Difference Between AC and DC Charging

1. Location of Power Conversion:

There are two types of electricity transmitters for charging electric vehicles: Alternating Current (A.C.) and Direct Current (D.C.) power. The electricity grid gives A.C. power, but electric car batteries need D.C. power. The big difference between AC and DC charging is where the A.C. power changes to DC. It can happen outside or inside the car. DC chargers are usually bigger because the converter is in the charging station. This makes them faster than AC chargers at charging the battery.

On the other hand, if you use AC charging, the changing only starts inside the car. Electric cars have a built-in AC-DC converter called an “onboard charger” that changes AC power to DC power. After this, the car’s battery gets charged.

2. Home Charging with AC Chargers:

According to the theory and benefits of DC chargers over AC charger, one can install DC chargers at home, but there are better ideas than that.

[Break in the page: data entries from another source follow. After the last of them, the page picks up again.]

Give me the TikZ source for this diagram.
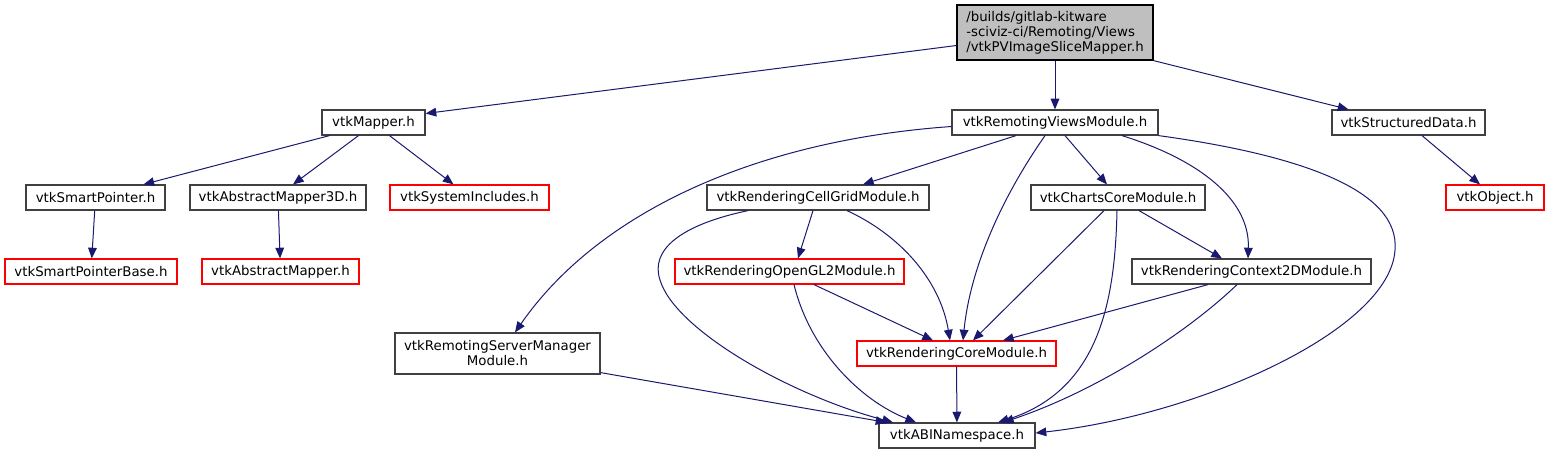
\documentclass[tikz,border=0pt]{standalone}
\usepackage{fontspec}
\setmainfont{DejaVu Sans}
\usetikzlibrary{arrows.meta,calc}
\definecolor{edgeblue}{HTML}{191970}
\definecolor{boxgrey}{HTML}{404040}
\definecolor{topfill}{HTML}{BFBFBF}
\tikzset{
  hdr/.style={draw=boxgrey,fill=white,line width=0.9pt,inner sep=0pt,minimum height=18.75pt,font=\fontsize{10}{11.25}\selectfont},
  hdrred/.style={hdr,draw=red},
  wd/.style={minimum width=#1*0.75pt},
  dep/.style={draw=edgeblue,line width=0.75pt,-{Triangle[length=8pt,width=6.5pt]}},
}
\begin{document}
\begin{tikzpicture}[x=0.75pt,y=-0.75pt]
  \useasboundingbox (0,0) rectangle (1549,455);
  % headers
  \node[hdr,draw=black,fill=topfill,wd=196,minimum height=41.25pt,align=left](top)at(1055,32.5){/builds/gitlab-kitware\\-sciviz-ci/Remoting/Views\\/vtkPVImageSliceMapper.h};
  \node[hdr,wd=103](mapper)at(373.5,122.5){vtkMapper.h};
  \node[hdr,wd=206](rviews)at(1055,122.5){vtkRemotingViewsModule.h};
  \node[hdr,wd=153](sdata)at(1408.5,122.5){vtkStructuredData.h};
  \node[hdr,wd=139](sptr)at(95.5,197.5){vtkSmartPointer.h};
  \node[hdr,wd=176](amap3d)at(278,197.5){vtkAbstractMapper3D.h};
  \node[hdrred,wd=159](sysinc)at(469.5,197.5){vtkSystemIncludes.h};
  \node[hdr,wd=222](cellgrid)at(818,197.5){vtkRenderingCellGridModule.h};
  \node[hdr,wd=174](charts)at(1118,197.5){vtkChartsCoreModule.h};
  \node[hdrred,wd=98](object)at(1495,197.5){vtkObject.h};
  \node[hdrred,wd=172](sptrbase)at(91,271.5){vtkSmartPointerBase.h};
  \node[hdrred,wd=157](amap)at(280.5,271.5){vtkAbstractMapper.h};
  \node[hdrred,wd=229](opengl)at(789.5,271.5){vtkRenderingOpenGL2Module.h};
  \node[hdr,wd=239](ctx2d)at(1251.5,271.5){vtkRenderingContext2DModule.h};
  \node[hdr,wd=205,minimum height=30.75pt,align=center](srvmgr)at(497.5,353.5){vtkRemotingServerManager\\Module.h};
  \node[hdrred,wd=199](rcore)at(956.5,353.5){vtkRenderingCoreModule.h};
  \node[hdr,wd=156](abi)at(957,435.5){vtkABINamespace.h};
  % includes
  \draw[dep] ($(top.west)+(0,13)$) -- ($(mapper.east)+(0,-9)$);
  \draw[dep] (top.south) -- (rviews.north);
  \draw[dep] (top.south east) -- ($(sdata.north)+(-60,0)$);
  \draw[dep] ($(mapper.south)+(-44,0)$) -- ($(sptr.north)+(48,0)$);
  \draw[dep] ($(mapper.south)+(-15,0)$) -- ($(amap3d.north)+(15,0)$);
  \draw[dep] ($(mapper.south)+(16,0)$) -- ($(sysinc.north)+(-16,0)$);
  \draw[dep] (sptr) -- (sptrbase);
  \draw[dep] (amap3d) -- (amap);
  \draw[dep] ($(sdata.south)+(13.5,0)$) -- ($(object.north)+(-15,0)$);
  \draw[dep] ($(rviews.south)+(-39,0)$) -- ($(cellgrid.north)+(45,0)$);
  \draw[dep] ($(rviews.south)+(10,0)$) -- ($(charts.north)+(-11,0)$);
  \draw[dep] ($(rviews.south)+(-10,0)$) .. controls (1000,200) and (970,270) .. ($(rcore.north)+(6.5,0)$);
  \draw[dep] ($(rviews.south)+(67,0)$) .. controls (1200,160) and (1250,200) .. ($(ctx2d.north)+(-3.5,0)$);
  \draw[dep] (rviews.south east) .. controls (1300,155) and (1400,190) .. (1395,250)
    .. controls (1390,330) and (1200,415) .. ($(abi.east)+(0,-2.5)$);
  \draw[dep] ($(rviews.west)+(0,4)$) .. controls (760,140) and (600,210) .. ($(srvmgr.north)+(17.5,0)$);
  \draw[dep] ($(cellgrid.south)+(-5,0)$) -- ($(opengl.north)+(8.5,0)$);
  \draw[dep] ($(cellgrid.south)+(29,0)$) .. controls (900,235) and (940,280) .. ($(rcore.north)+(-6.5,0)$);
  \draw[dep] ($(cellgrid.south)+(-70,0)$) .. controls (680,225) and (650,250) .. (660,280)
    .. controls (675,330) and (790,395) .. ($(abi.north)+(-64,0)$);
  \draw[dep] ($(opengl.south)+(24.5,0)$) -- ($(rcore.north)+(-23.5,0)$);
  \draw[dep] ($(opengl.south)+(4.5,0)$) .. controls (810,350) and (860,400) .. ($(abi.north)+(-41,0)$);
  \draw[dep] ($(charts.south)+(-14,0)$) -- ($(rcore.north)+(16.5,0)$);
  \draw[dep] ($(charts.south)+(-1,0)$) .. controls (1115,300) and (1100,390) .. ($(abi.north)+(41,0)$);
  \draw[dep] ($(charts.south)+(21,0)$) -- ($(ctx2d.north)+(-29.5,0)$);
  \draw[dep] ($(ctx2d.south)+(-43.5,0)$) -- ($(rcore.north)+(46.5,0)$);
  \draw[dep] ($(ctx2d.south)+(-14.5,0)$) .. controls (1190,330) and (1100,390) .. ($(abi.north)+(46,0)$);
  \draw[dep] (rcore) -- (abi);
  \draw[dep] ($(srvmgr.south east)+(0,-2)$) -- ($(abi.north west)+(8,0)$);
\end{tikzpicture}
\end{document}
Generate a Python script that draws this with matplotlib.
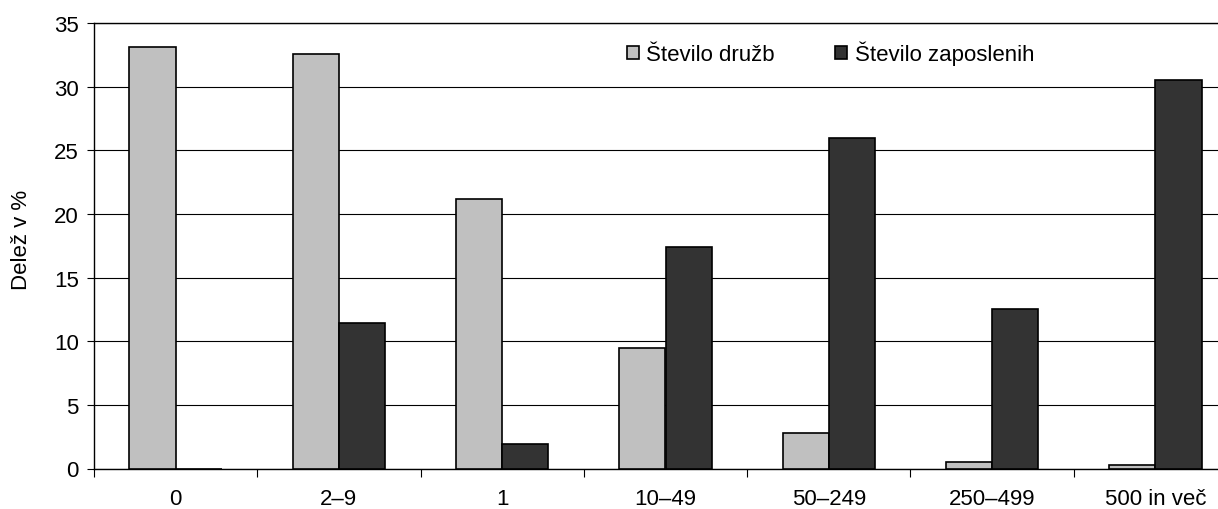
import matplotlib
matplotlib.use("Agg")
import matplotlib.pyplot as plt
import numpy as np
from matplotlib.patches import Patch

plt.rcParams['font.family'] = ['Liberation Sans', 'DejaVu Sans']

categories = ["0", "2–9", "1", "10–49", "50–249", "250–499", "500 in več"]
stevilo_druzb = [33.1, 32.6, 21.2, 9.5, 2.8, 0.5, 0.3]
stevilo_zaposlenih = [0.0, 11.4, 1.9, 17.4, 26.0, 12.5, 30.5]
series_names = ["Število družb", "Število zaposlenih"]
y_ticks = [0, 5, 10, 15, 20, 25, 30, 35]

FS = 16
W, H = 1218, 510
fig = plt.figure(figsize=(W / 100, H / 100), dpi=100)
left, right = 94 / W, 1237 / W
bottom, top = 1 - 469.5 / H, 1 - 24 / H
ax = fig.add_axes([left, bottom, right - left, top - bottom])

x = np.arange(len(categories))
bw = 0.283
ax.bar(x - bw / 2, stevilo_druzb, width=bw, color="#C0C0C0", edgecolor="black", linewidth=1.2, zorder=3)
ax.bar(x + bw / 2, stevilo_zaposlenih, width=bw, color="#333333", edgecolor="black", linewidth=1.2, zorder=3)

ax.set_xlim(-0.5, len(categories) - 0.5)
ax.set_ylim(0, 35)
ax.set_yticks(y_ticks)
ax.yaxis.grid(True, color="black", linewidth=0.8, zorder=0)
ax.set_axisbelow(True)

ax.set_xticks(x)
ax.set_xticklabels(categories, fontsize=FS)
ax.set_xticks(np.arange(len(categories) + 1) - 0.5, minor=True)
ax.tick_params(axis="x", which="major", length=0, pad=14)
ax.tick_params(axis="x", which="minor", length=6, width=0.8, color="black")
ax.tick_params(axis="y", length=5, width=0.8, labelsize=FS, pad=6)

for s in ["left", "bottom", "top"]:
    ax.spines[s].set_linewidth(1)
    ax.spines[s].set_color("black")
ax.spines["right"].set_visible(False)

ax.set_ylabel("Delež v %", fontsize=FS)
ax.yaxis.set_label_coords((32 - 94) / (1237 - 94), (469.5 - 240) / 445.5)

handles = [Patch(facecolor="#C0C0C0", edgecolor="black", linewidth=1.2),
           Patch(facecolor="#333333", edgecolor="black", linewidth=1.2)]
ax.legend(handles, series_names, loc="upper left",
          bbox_to_anchor=((618 - 94) / (1237 - 94), 1.0 - 9 / 445.5),
          ncol=2, frameon=False, fontsize=FS, handlelength=0.53, handleheight=0.53,
          handletextpad=0.35, columnspacing=2.7, borderaxespad=0)

fig.savefig("out.png", dpi=100)
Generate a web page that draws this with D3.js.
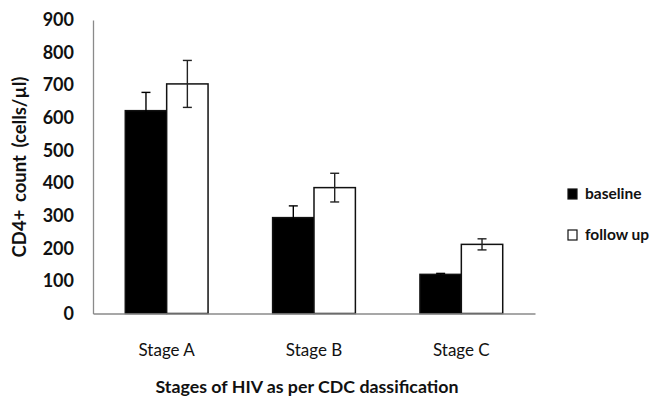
<!DOCTYPE html>
<html>
<head>
<meta charset="utf-8">
<script src="https://cdn.jsdelivr.net/npm/d3@7"></script>
<style>
  body { margin: 0; background: #fff; }
  text { font-family: Lato, "Open Sans", sans-serif; fill: #111; }
</style>
</head>
<body>
<div id="chart"></div>
<script>
// data
const stages = ['Stage A', 'Stage B', 'Stage C'];
const seriesNames = ['baseline', 'follow up'];
const baseline = [622, 294, 120];
const baselineErr = [56, 36, 3];
const followUp = [704, 386, 212];
const followUpErr = [72, 44, 17];
const yTicks = [0, 100, 200, 300, 400, 500, 600, 700, 800, 900];

const width = 660, height = 404;
const margin = { top: 20, right: 125, bottom: 90.5, left: 93 };
const innerW = width - margin.left - margin.right;
const innerH = height - margin.top - margin.bottom;

const svg = d3.select('#chart')
    .append('svg')
    .attr('width', width)
    .attr('height', height);

const g = svg.append('g')
    .attr('transform', `translate(${margin.left},${margin.top})`);

const x0 = d3.scaleBand()
    .domain(stages)
    .range([0, innerW])
    .paddingInner(0)
    .paddingOuter(0);

const x1 = d3.scaleBand()
    .domain(seriesNames)
    .range([0, x0.bandwidth()])
    .paddingOuter(0.78)
    .paddingInner(0);

const y = d3.scaleLinear()
    .domain([0, 900])
    .range([innerH, 0]);

const rows = stages.map((s, i) => ({
    stage: s,
    bars: [
        { key: 'baseline', value: baseline[i], err: baselineErr[i] },
        { key: 'follow up', value: followUp[i], err: followUpErr[i] },
    ],
}));

// y axis
const yAxis = g.append('g')
    .call(d3.axisLeft(y).tickValues(yTicks).tickSize(0).tickPadding(19));
yAxis.select('.domain').attr('stroke', '#8a8a8a').attr('stroke-width', 1.3);
yAxis.selectAll('text')
    .style('font-size', '18px')
    .style('font-weight', '700')
    .style('font-family', 'Lato, sans-serif')
    .attr('fill', '#222');

// bars
const groups = g.selectAll('.stage')
    .data(rows)
    .enter()
    .append('g')
    .attr('class', 'stage')
    .attr('transform', d => `translate(${x0(d.stage)},0)`);

groups.selectAll('rect')
    .data(d => d.bars)
    .enter()
    .append('rect')
    .attr('x', d => x1(d.key))
    .attr('y', d => y(d.value))
    .attr('width', x1.bandwidth())
    .attr('height', d => innerH - y(d.value))
    .attr('fill', d => d.key === 'baseline' ? '#000' : '#fff')
    .attr('stroke', '#111')
    .attr('stroke-width', 1.5);

// error bars
const err = groups.selectAll('.err')
    .data(d => d.bars)
    .enter()
    .append('g')
    .attr('class', 'err')
    .attr('stroke', d => d.key === 'baseline' ? '#000' : '#222')
    .attr('stroke-width', 1.4);

err.append('line')
    .attr('x1', d => x1(d.key) + x1.bandwidth() / 2)
    .attr('x2', d => x1(d.key) + x1.bandwidth() / 2)
    .attr('y1', d => y(d.value + d.err))
    .attr('y2', d => y(d.value - d.err));
err.append('line')
    .attr('x1', d => x1(d.key) + x1.bandwidth() / 2 - 4.5)
    .attr('x2', d => x1(d.key) + x1.bandwidth() / 2 + 4.5)
    .attr('y1', d => y(d.value + d.err))
    .attr('y2', d => y(d.value + d.err));
err.append('line')
    .attr('x1', d => x1(d.key) + x1.bandwidth() / 2 - 4.5)
    .attr('x2', d => x1(d.key) + x1.bandwidth() / 2 + 4.5)
    .attr('y1', d => y(d.value - d.err))
    .attr('y2', d => y(d.value - d.err));

// x axis
const xAxis = g.append('g')
    .attr('transform', `translate(0,${innerH})`)
    .call(d3.axisBottom(x0).tickSize(0).tickPadding(30));
xAxis.select('.domain').attr('stroke', '#8a8a8a').attr('stroke-width', 1.3);
xAxis.selectAll('text')
    .style('font-size', '17px')
    .style('font-family', 'Lato, sans-serif')
    .attr('fill', '#222');

// axis titles
svg.append('text')
    .attr('x', margin.left + innerW / 2 - 7)
    .attr('y', 393)
    .attr('text-anchor', 'middle')
    .style('font-size', '17.8px')
    .style('font-weight', '700')
    .text('Stages of HIV as per CDC dassification');

svg.append('text')
    .attr('transform', 'translate(26,167) rotate(-90)')
    .attr('text-anchor', 'middle')
    .style('font-size', '18.5px')
    .style('font-weight', '700')
    .style('word-spacing', '3px')
    .text('CD4+ count (cells/\u00b5l)');

// legend
const legend = svg.append('g')
    .selectAll('g')
    .data(seriesNames)
    .enter()
    .append('g')
    .attr('transform', (d, i) => `translate(568,${189 + i * 41})`);

legend.append('rect')
    .attr('width', 9)
    .attr('height', 10)
    .attr('fill', d => d === 'baseline' ? '#000' : '#fff')
    .attr('stroke', '#111')
    .attr('stroke-width', 1.2);

legend.append('text')
    .attr('x', 17)
    .attr('y', 5)
    .attr('dy', '0.35em')
    .style('font-size', '15.5px')
    .style('font-weight', '700')
    .text(d => d);
</script>
</body>
</html>
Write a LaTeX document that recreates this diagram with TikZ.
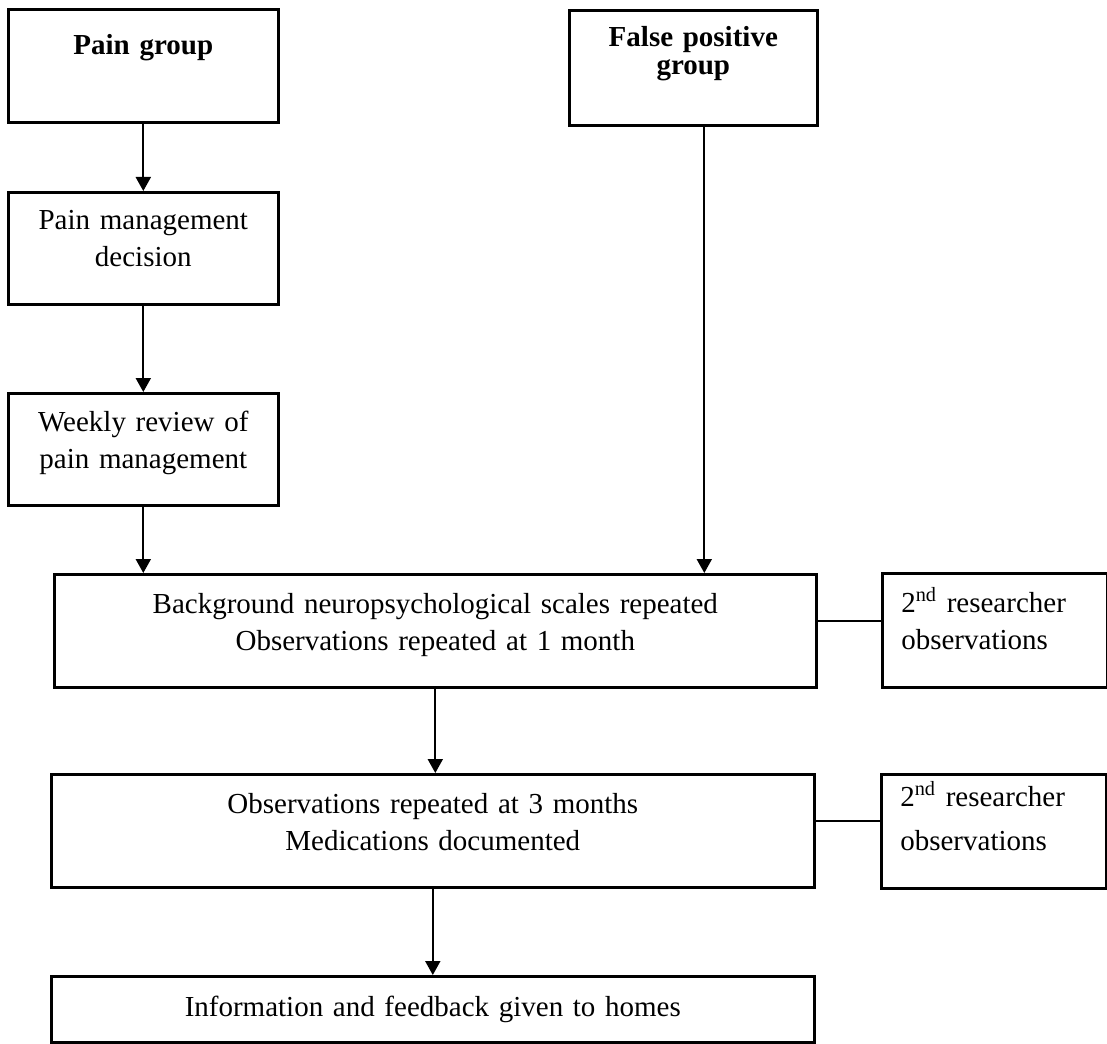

DC chargers cost much more than AC chargers. They need more space and have complex parts, like active cooling. You also need a strong connection to the power grid. So, for home charging, an AC charger is a better choice. DC charging points are usually found along highways.

3. Mobile Charging with AC:

Only AC chargers can be moved, and there are two main reasons:

• Firstly, DC chargers have a very heavy power converter. So, carrying it on a trip is impossible. They are usually fixed in one place.
• Secondly, a DC charger needs a power input of 480+ volts. Even if it could move, finding a suitable power source in many places takes a lot of work. Most public EV charging stations offer AC charging, while DC chargers are mainly on highways.

4. Speed of Charging:

Another big difference is the speed of charging. DC chargers have a converter inside them. This means power from the DC charging station goes straight into the battery, skipping the car’s onboard charger. This makes charging with direct current ten times faster than charging with alternating current.

5. Charging Curve Shape:

Another important contrast between AC and DC charging is how their power output changes during a charging session, referred to as the EV charging curve.

• AC charging curve: When using AC charging, the power going to an EV follows a flat line rather than a curve. This happens because the onboard converter in the car is relatively small and can only handle a limited amount of power spread over a longer time.
• DC charging curve: On the other hand, DC charging delivers much higher power by bypassing the car’s slower onboard converter. However, its output creates a decreasing charging curve. This happens because the EV’s battery initially takes in a lot of power but gradually accepts less as it approaches total capacity.

6. Charging and Battery Health:

Deciding between a 30-minute and a 5-hour charging session might seem straightforward. However, it’s more complicated, especially if you’re not concerned about the cost difference between fast (DC) and regular (AC) charging.

Using a DC charger frequently can negatively impact the battery. This isn’t just a made-up story; it’s a real caution from some electric car manufacturers.

A study conducted by Geotab discovered that cars relying on rapid charging more than three times a month experienced a 10% increase in battery issues after 48 months. This was particularly noticeable in hot climates.

7. Cost of Charging:

One significant difference between AC and DC charging is the cost. AC chargers are more affordable than DC chargers. DC chargers have a higher initial cost and involve additional expenses for installation and connecting to the power grid.

If saving time is crucial, using a D.C. power point can be faster, even if it requires a higher payment. However, if you can charge your electric vehicle near your workplace, there’s usually no need to spend extra on super-fast charging. Home charging is the most economical choice, and investing in your charging station is cost-effective.